The listing below is the input. Say how many of its lines contain "with", giving the number alone.

● Excerpted records:
**********

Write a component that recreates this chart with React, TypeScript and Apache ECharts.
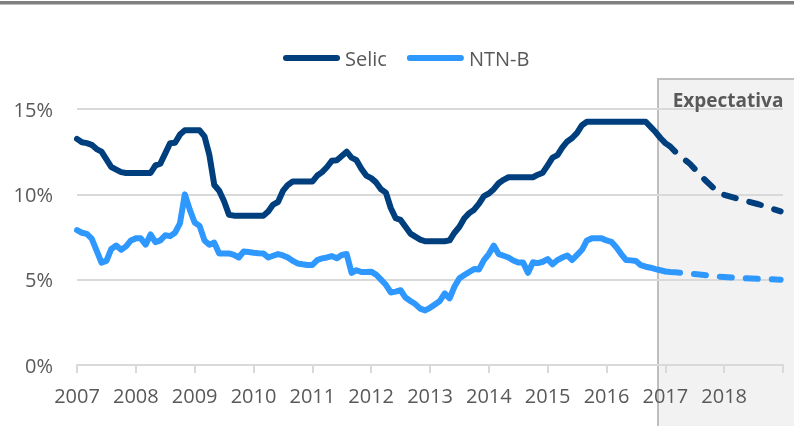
import React, { useEffect, useRef } from 'react';
import * as echarts from 'echarts';

// Monthly values, Jan 2007 onward (% a.a.)
const START_YEAR = 2007;
const selicHist = [
  13.25, 13.05, 13.0, 12.9, 12.65, 12.5, 12.05, 11.6, 11.45, 11.3,
  11.25, 11.25, 11.25, 11.25, 11.25, 11.25, 11.7, 11.8, 12.4, 13.0,
  13.02, 13.5, 13.75, 13.75, 13.75, 13.75, 13.4, 12.3, 10.55, 10.21,
  9.6, 8.8, 8.75, 8.75, 8.75, 8.75, 8.75, 8.75, 8.75, 9.0,
  9.4, 9.55, 10.2, 10.55, 10.75, 10.75, 10.75, 10.75, 10.75, 11.1,
  11.3, 11.6, 11.97, 12.0, 12.25, 12.5, 12.15, 12.0, 11.5, 11.1,
  10.95, 10.7, 10.3, 10.1, 9.2, 8.6, 8.5, 8.1, 7.7, 7.52,
  7.35, 7.25, 7.25, 7.25, 7.25, 7.25, 7.3, 7.75, 8.1, 8.6,
  8.9, 9.1, 9.45, 9.9, 10.05, 10.3, 10.65, 10.85, 11.0, 11.0,
  11.0, 11.0, 11.0, 11.0, 11.15, 11.27, 11.7, 12.15, 12.3, 12.75,
  13.1, 13.3, 13.6, 14.05, 14.25, 14.25, 14.25, 14.25, 14.25, 14.25,
  14.25, 14.25, 14.25, 14.25, 14.25, 14.25, 14.25, 13.95, 13.65, 13.3,
  13.0, 12.8, 12.5,
];
const ntnbHist = [
  7.9, 7.75, 7.68, 7.4, 6.7, 6.0, 6.1, 6.8, 7.0, 6.75,
  6.95, 7.3, 7.42, 7.42, 7.05, 7.65, 7.2, 7.3, 7.6, 7.55,
  7.75, 8.3, 10.0, 9.1, 8.35, 8.15, 7.3, 7.05, 7.17, 6.54,
  6.54, 6.54, 6.45, 6.3, 6.65, 6.62, 6.58, 6.55, 6.54, 6.3,
  6.4, 6.5, 6.42, 6.3, 6.1, 5.95, 5.9, 5.86, 5.86, 6.15,
  6.25, 6.3, 6.38, 6.25, 6.45, 6.5, 5.4, 5.55, 5.45, 5.45,
  5.47, 5.3, 5.0, 4.7, 4.25, 4.3, 4.38, 3.95, 3.75, 3.57,
  3.3, 3.2, 3.35, 3.55, 3.75, 4.2, 3.9, 4.6, 5.08, 5.27,
  5.45, 5.62, 5.6, 6.15, 6.5, 7.0, 6.5, 6.4, 6.3, 6.12,
  6.0, 6.0, 5.4, 6.02, 5.97, 6.05, 6.2, 5.9, 6.15, 6.3,
  6.42, 6.15, 6.45, 6.75, 7.3, 7.42, 7.42, 7.42, 7.3, 7.22,
  6.9, 6.5, 6.15, 6.13, 6.1, 5.85, 5.76, 5.7, 5.62, 5.55,
  5.48, 5.45, 5.43, 5.41,
];

// Expectations (decimal years)
const selicForecastYears = [2017.1667, 2017.4167, 2017.6667, 2017.9167, 2018.25, 2018.5833, 2018.96];
const selicForecast = [12.5, 11.79, 10.87, 10.05, 9.72, 9.42, 9.0];
const ntnbForecastYears = [2017.25, 2017.5833, 2017.9167, 2018.25, 2018.5833, 2018.96];
const ntnbForecast = [5.41, 5.3, 5.18, 5.1, 5.05, 5.0];

const yTicks = [0, 5, 10, 15];
const xStart = 2007;
const xEnd = 2019;
const shadeLabel = 'Expectativa';

const SELIC = '#003f7e';
const NTNB = '#2e98ff';
const TXT = '#595959';
const FONT = 'Open Sans';

export default function App() {
  const ref = useRef<HTMLDivElement>(null);
  useEffect(() => {
    if (!ref.current) return;
    const chart = echarts.init(ref.current, null, { renderer: 'svg' });
    const hist = (arr: number[]) => arr.map((v, i) => [START_YEAR + i / 12, v]);
    const fc = (xs: number[], ys: number[]) => xs.map((x, i) => [x, ys[i]]);
    const pill = 'path://M3,0 L54,0 A3,3 0 0 1 54,6 L3,6 A3,3 0 0 1 3,0 Z';
    const LW = 6;
    chart.setOption({
      animation: false,
      textStyle: { fontFamily: FONT },
      legend: {
        data: [
          { name: 'Selic', icon: pill },
          { name: 'NTN-B', icon: pill },
        ],
        left: 278,
        top: 43,
        itemWidth: 57,
        itemHeight: 6,
        itemGap: 20,
        textStyle: { fontSize: 20, color: TXT, fontFamily: FONT },
      },
      grid: { left: 77, right: 11, top: 109, bottom: 61, containLabel: false },
      xAxis: {
        type: 'value',
        min: xStart,
        max: xEnd,
        interval: 1,
        axisLine: { show: true, lineStyle: { color: '#d9d9d9', width: 2 } },
        axisTick: { show: true, length: 8, lineStyle: { color: '#d9d9d9', width: 2 } },
        axisLabel: {
          margin: 20,
          fontSize: 20,
          color: TXT,
          fontFamily: FONT,
          formatter: (v: number) => (v === xEnd ? '' : String(v)),
        },
        splitLine: { show: false },
      },
      yAxis: {
        type: 'value',
        min: yTicks[0],
        max: yTicks[yTicks.length - 1],
        interval: 5,
        axisLine: { show: false },
        axisTick: { show: false },
        axisLabel: { formatter: '{value}%', margin: 24, fontSize: 20, color: TXT, fontFamily: FONT },
        splitLine: { lineStyle: { color: '#d9d9d9', width: 2 } },
      },
      graphic: [
        { type: 'rect', shape: { x: 0, y: 1, width: 794, height: 3.5 }, style: { fill: '#808080' } },
        {
          type: 'rect',
          z: -1,
          shape: { x: 658, y: 79, width: 200, height: 400 },
          style: { fill: '#f2f2f2', stroke: '#bfbfbf', lineWidth: 2 },
        },
        {
          type: 'text',
          z: 10,
          x: 728,
          y: 100,
          style: {
            text: shadeLabel,
            fontSize: 19,
            fontWeight: 'bold',
            fill: TXT,
            fontFamily: FONT,
            align: 'center',
            verticalAlign: 'middle',
          },
        },
      ],
      series: [
        {
          name: 'Selic', type: 'line', data: hist(selicHist), showSymbol: false, symbol: 'none', z: 3,
          itemStyle: { color: SELIC },
          lineStyle: { color: SELIC, width: LW, cap: 'round', join: 'round' },
        },
        {
          name: 'NTN-B', type: 'line', data: hist(ntnbHist), showSymbol: false, symbol: 'none', z: 3,
          itemStyle: { color: NTNB },
          lineStyle: { color: NTNB, width: LW, cap: 'round', join: 'round' },
        },
        {
          name: 'Selic', type: 'line', data: fc(selicForecastYears, selicForecast), showSymbol: false, symbol: 'none', z: 3,
          itemStyle: { color: SELIC },
          lineStyle: { color: SELIC, width: LW, cap: 'round', join: 'round', type: [12, 14], dashOffset: 12 },
        },
        {
          name: 'NTN-B', type: 'line', data: fc(ntnbForecastYears, ntnbForecast), showSymbol: false, symbol: 'none', z: 3,
          itemStyle: { color: NTNB },
          lineStyle: { color: NTNB, width: LW, cap: 'round', join: 'round', type: [12, 14], dashOffset: 12 },
        },
      ],
    });
    return () => chart.dispose();
  }, []);
  return <div ref={ref} style={{ position: 'fixed', left: 0, top: 0, width: 794, height: 426 }} />;
}
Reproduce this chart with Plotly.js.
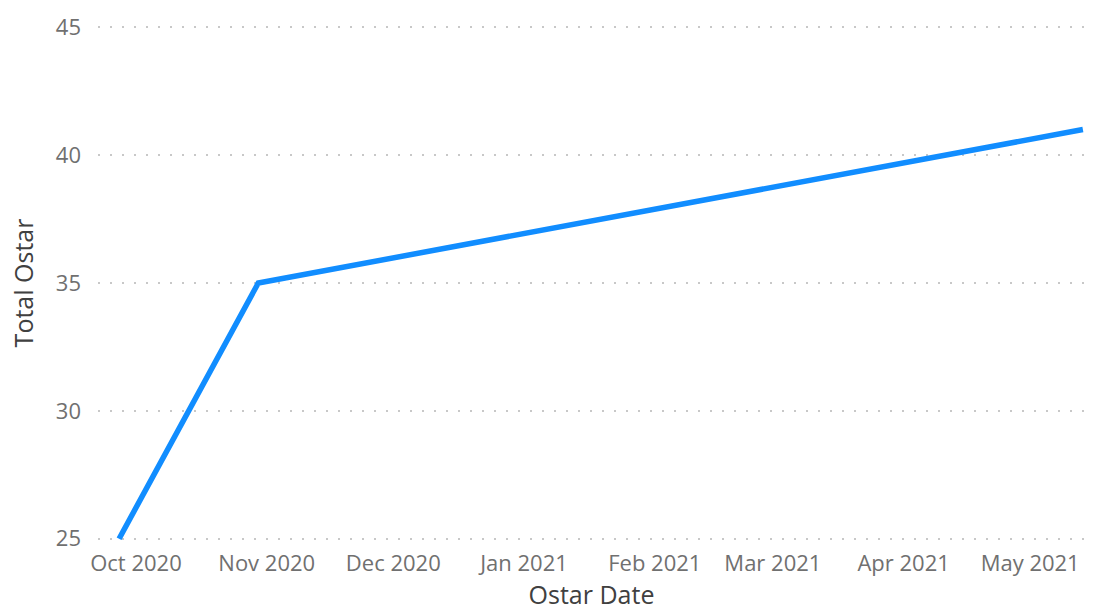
<!DOCTYPE html>
<html>
<head>
<meta charset="utf-8">
<script src="https://cdn.plot.ly/plotly-3.0.1.min.js"></script>
<style>html,body{margin:0;padding:0;background:#fff;}#chart{width:1093px;height:614px;}</style>
</head>
<body>
<div id="chart"></div>
<script>
const dates = ["2020-09-27", "2020-10-30", "2021-05-13 12:00"];
const totalOstar = [25, 35, 41];
const tickDates = ["2020-10-01","2020-11-01","2020-12-01","2021-01-01","2021-02-01","2021-03-01","2021-04-01","2021-05-01"];
const tickLabels = ["Oct 2020","Nov 2020","Dec 2020","Jan 2021","Feb 2021","Mar 2021","Apr 2021","May 2021"];
const yTicks = [25, 30, 35, 40, 45];

const font = "'Segoe UI', 'Open Sans', 'Noto Sans', sans-serif";
const layout = {
  width: 1093, height: 614,
  margin: {l: 98, r: 8, t: 26, b: 74},
  paper_bgcolor: '#fff', plot_bgcolor: '#fff',
  showlegend: false,
  font: {family: font},
  xaxis: {
    type: 'date', range: ["2020-09-22", "2021-05-14"],
    tickvals: tickDates, ticktext: tickLabels,
    showgrid: false, zeroline: false, showline: false,
    ticks: '', ticklabelstandoff: 8,
    tickfont: {size: 22, color: '#707070', family: font},
    title: {text: 'Ostar Date', font: {size: 25, color: '#404040', family: font}, standoff: 10}
  },
  yaxis: {
    range: [24.95, 45.05], tickvals: yTicks,
    showgrid: true, gridcolor: '#c8c8c8', griddash: '2px,10px', gridwidth: 2,
    zeroline: false, showline: false, ticks: '', ticklabelstandoff: 16,
    tickfont: {size: 22, color: '#707070', family: font},
    title: {text: 'Total Ostar', font: {size: 25, color: '#404040', family: font}, standoff: 15}
  }
};
Plotly.newPlot('chart', [{
  x: dates, y: totalOstar, type: 'scatter', mode: 'lines',
  line: {color: '#118DFF', width: 5.5},
  hoverinfo: 'x+y'
}], layout, {displayModeBar: false, staticPlot: true});
</script>
</body>
</html>
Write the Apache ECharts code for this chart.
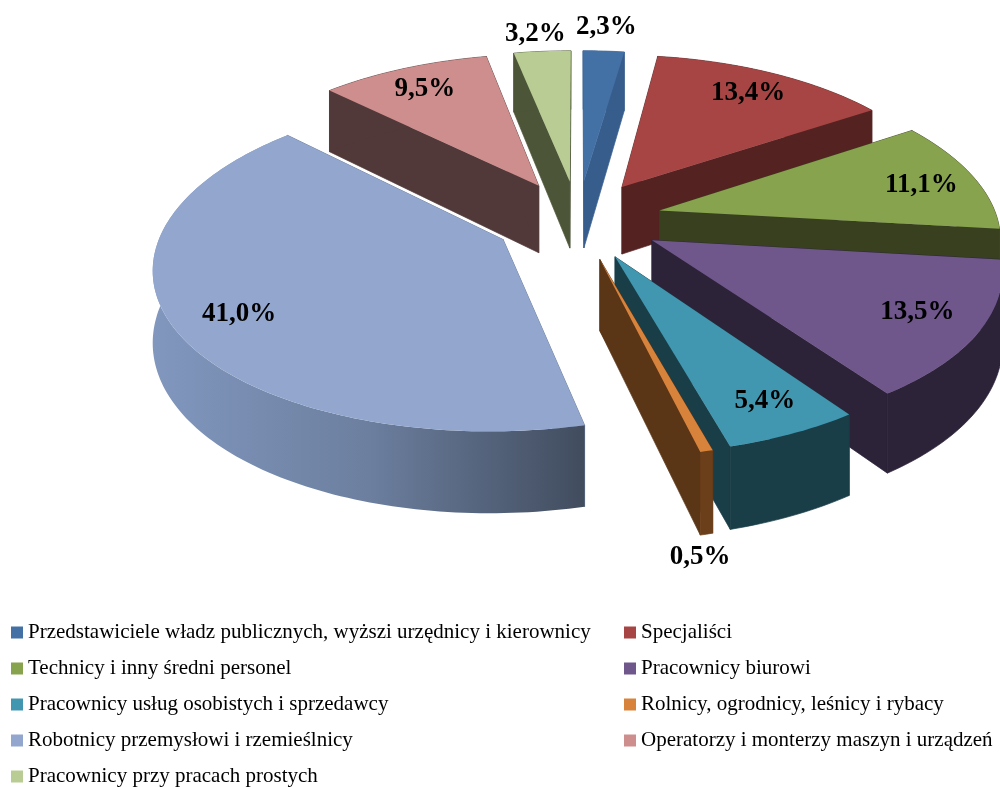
<!DOCTYPE html>
<html>
<head>
<meta charset="utf-8">
<style>html,body{margin:0;padding:0;background:#fff}#c{width:1000px;height:787px}</style>
<script src="https://cdn.jsdelivr.net/npm/echarts@6/dist/echarts.min.js"></script>
</head>
<body>
<div id="c"></div>
<script>
const categories = [
  'Przedstawiciele władz publicznych, wyższi urzędnicy i kierownicy',
  'Specjaliści',
  'Technicy i inny średni personel',
  'Pracownicy biurowi',
  'Pracownicy usług osobistych i sprzedawcy',
  'Rolnicy, ogrodnicy, leśnicy i rybacy',
  'Robotnicy przemysłowi i rzemieślnicy',
  'Operatorzy i monterzy maszyn i urządzeń',
  'Pracownicy przy pracach prostych'
];
const values = [2.3, 13.4, 11.1, 13.5, 5.4, 0.5, 41.0, 9.5, 3.2];
const topColors = ['#4371A6','#A64543','#88A34E','#6F568B','#4097AF','#D8833C','#93A7CE','#CE8E8D','#B8CC93'];
const sideColors = ['#375D8D','#552222','#384020','#2C2339','#1A3E48','#5A3516','#5F7190','#523939','#4C5538'];
// label anchor: radial fraction of the slice and angular shift in degrees
const labelRadius = [1.233, .825, .83, .815, .832, 1.405, .817, .83, 1.173];
const labelShift = [-.2, -.4, .7, -1.5, -1.1, 5.8, -.8, 0, -.5];

const CX = 578, CY = 219.6, RX = 338, A = 158.8, KX = 0.15, KY = 0.14, E = 0.25, H = 69;
const project = (X, Y, z) => {
  const px = 1 / (1 - KX * Y), py = 1 / (1 - KY * Y);
  return [CX + RX * X * px, CY + (A * Y + z * H) * py];
};
const total = values.reduce((a, b) => a + b, 0);
let acc = 0;
const slices = values.map(v => {
  const a0 = acc / total * 2 * Math.PI;
  acc += v;
  const a1 = acc / total * 2 * Math.PI;
  return { a0, a1, mid: (a0 + a1) / 2 };
});
const order = slices.map((s, i) => i).sort((a, b) => (-Math.cos(slices[a].mid)) - (-Math.cos(slices[b].mid)));

function renderSlice(i) {
  const s = slices[i];
  const ax = E * Math.sin(s.mid), ay = -E * Math.cos(s.mid);
  const rim = z => {
    const pts = [];
    const n = Math.max(2, Math.ceil((s.a1 - s.a0) / 0.02));
    for (let k = 0; k <= n; k++) {
      const t = s.a0 + (s.a1 - s.a0) * k / n;
      pts.push(project(ax + Math.sin(t), ay - Math.cos(t), z));
    }
    return pts;
  };
  const rim0 = rim(0), rim1 = rim(1);
  const apex0 = project(ax, ay, 0), apex1 = project(ax, ay, 1);
  const rank = order.indexOf(i) * 10 + 10;
  const face = (points, fill, z2, stroke) => ({ type: 'polygon', z2, shape: { points },
    style: stroke ? { fill, stroke: fill, lineWidth: 0.7 } : { fill } });
  const wallFill = i === 6
    ? { type: 'linear', x: 0, y: 0, x2: 1, y2: 0, colorStops: [
        { offset: 0, color: '#8197BE' }, { offset: 0.5, color: '#6C7F9F' }, { offset: 1, color: '#414C5E' } ] }
    : i === 5 ? '#6B3F1A' : sideColors[i];
  const f = labelRadius[i], t = s.mid + labelShift[i] * Math.PI / 180;
  const lp = project(ax + f * Math.sin(t), ay - f * Math.cos(t), 0);
  return {
    type: 'group',
    children: [
      face([apex0, rim0[0], rim1[0], apex1], sideColors[i], rank, true),
      face([apex0, rim0[rim0.length - 1], rim1[rim1.length - 1], apex1], sideColors[i], rank + 1, true),
      face(rim0.concat(rim1.slice().reverse()), wallFill, rank + 2, i !== 6),
      face([apex0].concat(rim0), topColors[i], rank + 3, false),
      { type: 'text', z2: 1000, style: {
          x: lp[0], y: lp[1] + 2, text: values[i].toFixed(1).replace('.', ',') + '%',
          font: 'bold 27px "Liberation Serif"', fill: '#000', align: 'center', verticalAlign: 'middle' } }
    ]
  };
}

const legendText = { fontFamily: 'Liberation Serif', fontSize: 21, color: '#000' };
const legendBase = { orient: 'vertical', icon: 'rect', itemWidth: 12, itemHeight: 12, itemGap: 15,
  padding: 0, height: 165, selectedMode: false, textStyle: legendText };

const chart = echarts.init(document.getElementById('c'), null, { renderer: 'canvas' });
chart.setOption({
  animation: false,
  backgroundColor: '#fff',
  legend: [
    Object.assign({}, legendBase, { left: 11, top: 622, data: categories.filter((c, i) => i % 2 === 0) }),
    Object.assign({}, legendBase, { left: 624, top: 622, data: categories.filter((c, i) => i % 2 === 1) })
  ],
  series: categories.map((name, i) => ({
    type: 'custom',
    name,
    coordinateSystem: 'none',
    itemStyle: { color: topColors[i] },
    data: [values[i]],
    renderItem: () => renderSlice(i)
  }))
});
</script>
</body>
</html>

**********

● In response: 2